# Material provided:

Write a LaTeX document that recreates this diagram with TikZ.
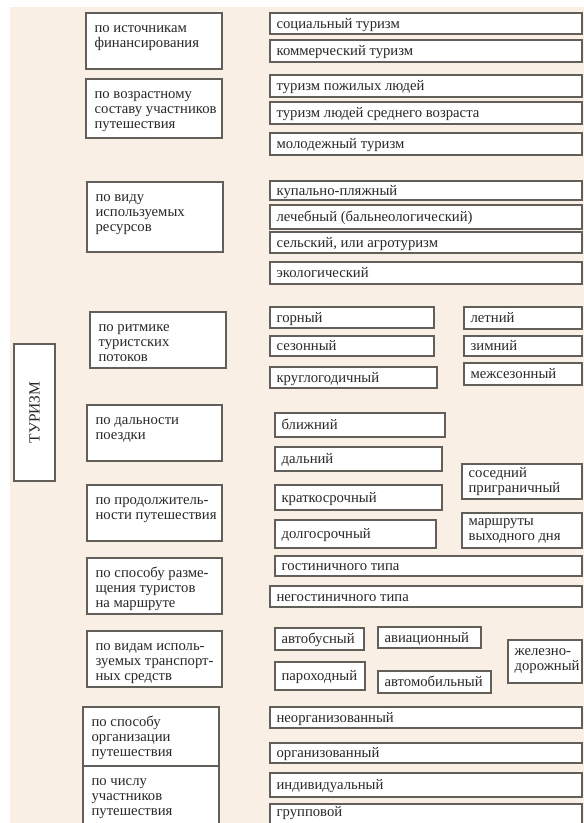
==
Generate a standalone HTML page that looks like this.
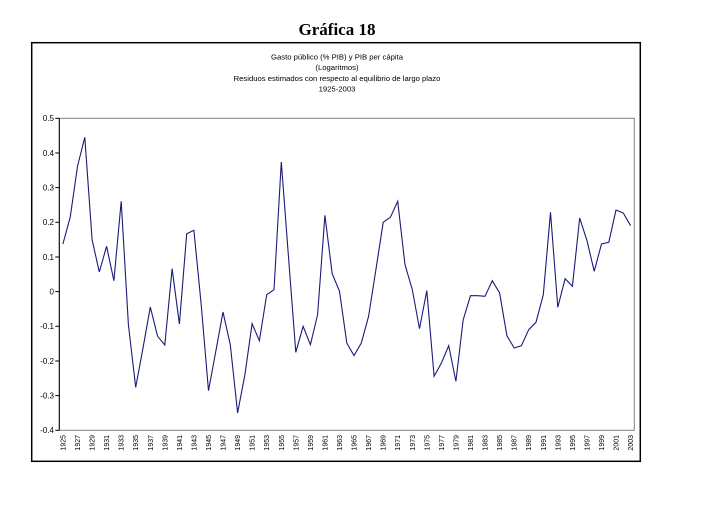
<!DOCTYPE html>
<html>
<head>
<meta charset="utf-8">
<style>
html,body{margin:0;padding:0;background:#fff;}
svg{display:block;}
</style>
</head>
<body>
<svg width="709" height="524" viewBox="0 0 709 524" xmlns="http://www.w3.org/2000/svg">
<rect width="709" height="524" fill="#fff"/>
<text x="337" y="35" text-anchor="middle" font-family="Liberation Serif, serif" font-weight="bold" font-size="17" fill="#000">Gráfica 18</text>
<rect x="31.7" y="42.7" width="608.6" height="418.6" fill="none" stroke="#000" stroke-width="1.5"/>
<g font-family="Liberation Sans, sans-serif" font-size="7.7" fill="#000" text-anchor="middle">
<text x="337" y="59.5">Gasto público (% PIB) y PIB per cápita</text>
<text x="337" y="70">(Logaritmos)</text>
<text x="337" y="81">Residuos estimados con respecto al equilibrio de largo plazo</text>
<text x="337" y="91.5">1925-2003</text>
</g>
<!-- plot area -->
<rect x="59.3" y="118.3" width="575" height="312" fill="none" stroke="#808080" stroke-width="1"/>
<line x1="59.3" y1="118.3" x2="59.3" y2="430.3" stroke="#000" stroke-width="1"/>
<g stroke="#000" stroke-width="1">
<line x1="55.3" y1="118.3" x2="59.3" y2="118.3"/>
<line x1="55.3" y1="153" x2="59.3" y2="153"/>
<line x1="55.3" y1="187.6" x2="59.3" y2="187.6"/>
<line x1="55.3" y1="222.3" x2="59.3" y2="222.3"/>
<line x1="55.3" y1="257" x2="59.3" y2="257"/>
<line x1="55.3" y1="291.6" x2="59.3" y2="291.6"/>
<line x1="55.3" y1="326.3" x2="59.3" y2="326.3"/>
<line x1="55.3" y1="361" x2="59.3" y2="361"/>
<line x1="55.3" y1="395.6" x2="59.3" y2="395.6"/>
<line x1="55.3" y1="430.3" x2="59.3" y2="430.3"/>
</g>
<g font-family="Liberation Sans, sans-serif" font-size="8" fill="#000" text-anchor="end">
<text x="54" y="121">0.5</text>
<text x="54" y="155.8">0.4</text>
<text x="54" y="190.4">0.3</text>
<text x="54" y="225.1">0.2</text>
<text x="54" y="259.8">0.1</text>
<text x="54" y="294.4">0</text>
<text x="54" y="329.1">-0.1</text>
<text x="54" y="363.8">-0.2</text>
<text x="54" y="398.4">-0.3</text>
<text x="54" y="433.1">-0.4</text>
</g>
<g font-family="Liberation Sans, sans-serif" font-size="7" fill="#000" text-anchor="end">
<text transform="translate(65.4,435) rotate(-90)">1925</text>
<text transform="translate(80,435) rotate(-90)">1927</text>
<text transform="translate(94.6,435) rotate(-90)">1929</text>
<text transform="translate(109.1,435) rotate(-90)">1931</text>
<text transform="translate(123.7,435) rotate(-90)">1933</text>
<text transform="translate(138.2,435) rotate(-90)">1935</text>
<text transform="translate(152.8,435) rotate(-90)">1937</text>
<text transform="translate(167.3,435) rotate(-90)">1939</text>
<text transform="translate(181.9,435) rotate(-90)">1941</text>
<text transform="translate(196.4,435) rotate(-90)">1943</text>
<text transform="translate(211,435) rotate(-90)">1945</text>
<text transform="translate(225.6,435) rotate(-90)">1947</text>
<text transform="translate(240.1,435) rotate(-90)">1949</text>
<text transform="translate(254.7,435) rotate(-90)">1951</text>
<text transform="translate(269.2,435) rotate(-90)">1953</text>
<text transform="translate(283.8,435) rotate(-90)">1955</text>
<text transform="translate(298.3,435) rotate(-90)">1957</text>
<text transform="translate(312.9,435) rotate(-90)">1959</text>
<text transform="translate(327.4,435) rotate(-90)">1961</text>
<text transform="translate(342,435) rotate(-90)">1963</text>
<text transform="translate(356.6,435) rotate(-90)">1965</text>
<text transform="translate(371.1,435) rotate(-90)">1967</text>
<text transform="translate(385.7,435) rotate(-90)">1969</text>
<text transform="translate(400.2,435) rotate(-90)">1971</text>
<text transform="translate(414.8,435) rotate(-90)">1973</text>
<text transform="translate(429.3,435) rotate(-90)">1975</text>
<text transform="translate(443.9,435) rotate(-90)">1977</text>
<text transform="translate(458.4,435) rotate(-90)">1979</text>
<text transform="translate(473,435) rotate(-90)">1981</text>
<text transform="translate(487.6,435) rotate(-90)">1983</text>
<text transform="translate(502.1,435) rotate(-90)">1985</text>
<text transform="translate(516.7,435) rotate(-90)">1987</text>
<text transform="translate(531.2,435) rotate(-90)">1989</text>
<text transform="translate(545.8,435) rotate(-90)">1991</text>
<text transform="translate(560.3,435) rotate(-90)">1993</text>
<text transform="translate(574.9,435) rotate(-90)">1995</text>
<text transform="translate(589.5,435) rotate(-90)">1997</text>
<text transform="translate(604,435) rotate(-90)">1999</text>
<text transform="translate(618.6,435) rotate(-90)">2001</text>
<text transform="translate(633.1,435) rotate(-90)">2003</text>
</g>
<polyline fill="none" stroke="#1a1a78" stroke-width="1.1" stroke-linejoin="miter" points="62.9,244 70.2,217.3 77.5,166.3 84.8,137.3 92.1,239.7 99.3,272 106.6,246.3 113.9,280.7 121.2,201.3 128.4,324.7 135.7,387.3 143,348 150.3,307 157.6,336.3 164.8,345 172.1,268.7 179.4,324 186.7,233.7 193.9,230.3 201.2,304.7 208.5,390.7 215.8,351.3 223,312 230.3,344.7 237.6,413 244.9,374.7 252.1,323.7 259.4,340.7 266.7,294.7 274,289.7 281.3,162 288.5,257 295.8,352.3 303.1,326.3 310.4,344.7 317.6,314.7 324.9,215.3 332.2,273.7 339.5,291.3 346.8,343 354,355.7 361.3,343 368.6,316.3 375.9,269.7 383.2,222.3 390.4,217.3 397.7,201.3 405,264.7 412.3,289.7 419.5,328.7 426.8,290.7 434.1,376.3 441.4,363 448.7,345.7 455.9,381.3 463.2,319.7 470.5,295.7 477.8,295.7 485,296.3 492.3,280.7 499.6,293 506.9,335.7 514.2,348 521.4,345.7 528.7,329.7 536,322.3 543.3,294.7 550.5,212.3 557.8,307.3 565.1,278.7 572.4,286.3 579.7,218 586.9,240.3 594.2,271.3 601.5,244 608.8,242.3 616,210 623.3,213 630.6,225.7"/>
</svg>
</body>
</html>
* * *
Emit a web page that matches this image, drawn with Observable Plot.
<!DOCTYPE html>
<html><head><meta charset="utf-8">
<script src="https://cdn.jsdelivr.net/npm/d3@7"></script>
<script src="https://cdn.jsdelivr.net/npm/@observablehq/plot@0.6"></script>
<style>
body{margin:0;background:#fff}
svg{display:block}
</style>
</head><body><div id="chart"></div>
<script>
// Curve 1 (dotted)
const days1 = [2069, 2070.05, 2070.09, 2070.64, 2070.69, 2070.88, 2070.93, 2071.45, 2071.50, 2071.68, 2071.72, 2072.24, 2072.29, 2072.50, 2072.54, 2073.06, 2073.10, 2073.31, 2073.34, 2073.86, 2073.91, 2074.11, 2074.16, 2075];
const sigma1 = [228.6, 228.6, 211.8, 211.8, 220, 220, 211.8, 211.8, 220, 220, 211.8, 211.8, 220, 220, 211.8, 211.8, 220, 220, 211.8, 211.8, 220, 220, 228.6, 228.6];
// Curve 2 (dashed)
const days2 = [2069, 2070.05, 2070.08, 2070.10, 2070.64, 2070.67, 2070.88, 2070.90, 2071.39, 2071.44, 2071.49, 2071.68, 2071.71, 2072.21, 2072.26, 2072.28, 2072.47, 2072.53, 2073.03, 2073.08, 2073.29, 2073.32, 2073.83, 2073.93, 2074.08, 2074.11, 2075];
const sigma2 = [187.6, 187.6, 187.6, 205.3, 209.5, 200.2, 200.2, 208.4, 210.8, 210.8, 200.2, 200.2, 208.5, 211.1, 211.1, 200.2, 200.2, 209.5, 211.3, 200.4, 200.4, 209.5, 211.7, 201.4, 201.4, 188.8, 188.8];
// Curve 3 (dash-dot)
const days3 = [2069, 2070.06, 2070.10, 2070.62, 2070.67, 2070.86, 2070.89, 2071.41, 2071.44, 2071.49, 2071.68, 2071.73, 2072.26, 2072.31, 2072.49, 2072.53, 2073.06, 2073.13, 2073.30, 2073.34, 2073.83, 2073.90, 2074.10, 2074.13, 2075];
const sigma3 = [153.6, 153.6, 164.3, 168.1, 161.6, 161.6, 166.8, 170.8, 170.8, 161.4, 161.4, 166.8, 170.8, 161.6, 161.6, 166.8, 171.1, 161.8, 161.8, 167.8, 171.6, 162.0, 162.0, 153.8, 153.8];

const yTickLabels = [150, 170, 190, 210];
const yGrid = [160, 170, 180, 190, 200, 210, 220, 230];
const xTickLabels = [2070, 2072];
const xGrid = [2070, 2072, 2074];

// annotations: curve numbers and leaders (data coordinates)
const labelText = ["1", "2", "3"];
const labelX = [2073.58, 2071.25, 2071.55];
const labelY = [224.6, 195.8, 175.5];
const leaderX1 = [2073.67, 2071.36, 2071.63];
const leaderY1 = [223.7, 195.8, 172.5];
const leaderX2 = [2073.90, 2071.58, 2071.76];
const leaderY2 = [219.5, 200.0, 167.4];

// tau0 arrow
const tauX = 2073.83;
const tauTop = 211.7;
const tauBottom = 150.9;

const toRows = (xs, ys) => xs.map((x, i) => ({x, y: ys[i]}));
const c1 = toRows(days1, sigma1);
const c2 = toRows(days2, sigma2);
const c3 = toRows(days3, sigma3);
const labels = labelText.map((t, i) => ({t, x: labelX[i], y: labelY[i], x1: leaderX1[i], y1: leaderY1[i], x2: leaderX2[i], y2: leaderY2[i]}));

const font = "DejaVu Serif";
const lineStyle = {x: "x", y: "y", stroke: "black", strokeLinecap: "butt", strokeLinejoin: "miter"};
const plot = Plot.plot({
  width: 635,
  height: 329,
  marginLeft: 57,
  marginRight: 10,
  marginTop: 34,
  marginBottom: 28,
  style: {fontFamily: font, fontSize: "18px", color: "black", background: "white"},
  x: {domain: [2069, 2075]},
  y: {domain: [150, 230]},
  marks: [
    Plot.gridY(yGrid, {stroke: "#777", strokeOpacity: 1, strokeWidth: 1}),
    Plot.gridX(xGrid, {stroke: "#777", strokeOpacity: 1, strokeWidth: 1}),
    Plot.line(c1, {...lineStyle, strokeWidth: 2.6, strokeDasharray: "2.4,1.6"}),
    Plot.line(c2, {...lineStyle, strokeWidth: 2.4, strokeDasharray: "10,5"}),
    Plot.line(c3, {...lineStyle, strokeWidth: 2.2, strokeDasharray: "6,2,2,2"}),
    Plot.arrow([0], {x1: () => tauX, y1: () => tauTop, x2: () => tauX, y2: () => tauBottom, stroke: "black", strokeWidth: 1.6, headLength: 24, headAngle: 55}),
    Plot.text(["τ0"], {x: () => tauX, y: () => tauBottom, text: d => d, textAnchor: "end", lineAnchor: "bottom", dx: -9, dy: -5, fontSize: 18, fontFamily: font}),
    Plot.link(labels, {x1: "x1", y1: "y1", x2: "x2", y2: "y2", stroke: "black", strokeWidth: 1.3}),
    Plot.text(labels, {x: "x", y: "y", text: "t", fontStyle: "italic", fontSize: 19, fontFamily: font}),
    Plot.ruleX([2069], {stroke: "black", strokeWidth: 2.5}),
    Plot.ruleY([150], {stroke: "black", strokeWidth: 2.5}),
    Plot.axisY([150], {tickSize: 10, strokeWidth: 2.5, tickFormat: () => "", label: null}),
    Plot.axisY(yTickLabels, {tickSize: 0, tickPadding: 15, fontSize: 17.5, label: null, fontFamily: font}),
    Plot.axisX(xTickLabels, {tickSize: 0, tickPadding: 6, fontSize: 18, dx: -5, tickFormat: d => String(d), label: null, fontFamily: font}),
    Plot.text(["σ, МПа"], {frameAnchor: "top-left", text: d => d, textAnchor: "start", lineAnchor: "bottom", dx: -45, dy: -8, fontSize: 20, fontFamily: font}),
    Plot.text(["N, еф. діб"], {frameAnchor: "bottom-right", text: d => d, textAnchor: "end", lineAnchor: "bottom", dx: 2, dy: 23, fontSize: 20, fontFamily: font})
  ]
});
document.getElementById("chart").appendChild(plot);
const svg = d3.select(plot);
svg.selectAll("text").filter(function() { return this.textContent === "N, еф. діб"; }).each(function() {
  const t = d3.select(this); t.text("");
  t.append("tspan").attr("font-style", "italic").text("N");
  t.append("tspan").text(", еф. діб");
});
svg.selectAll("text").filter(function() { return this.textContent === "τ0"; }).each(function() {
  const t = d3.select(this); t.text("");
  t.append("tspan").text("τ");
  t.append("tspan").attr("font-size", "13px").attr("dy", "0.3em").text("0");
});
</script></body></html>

# Aim of the task:
Identify every line where the string "that" appears.

# Solution for this task:
Write a LaTeX document that recreates this diagram with TikZ.
Generate a standalone HTML page that looks like this.
Emit a web page that matches this image, drawn with Observable Plot.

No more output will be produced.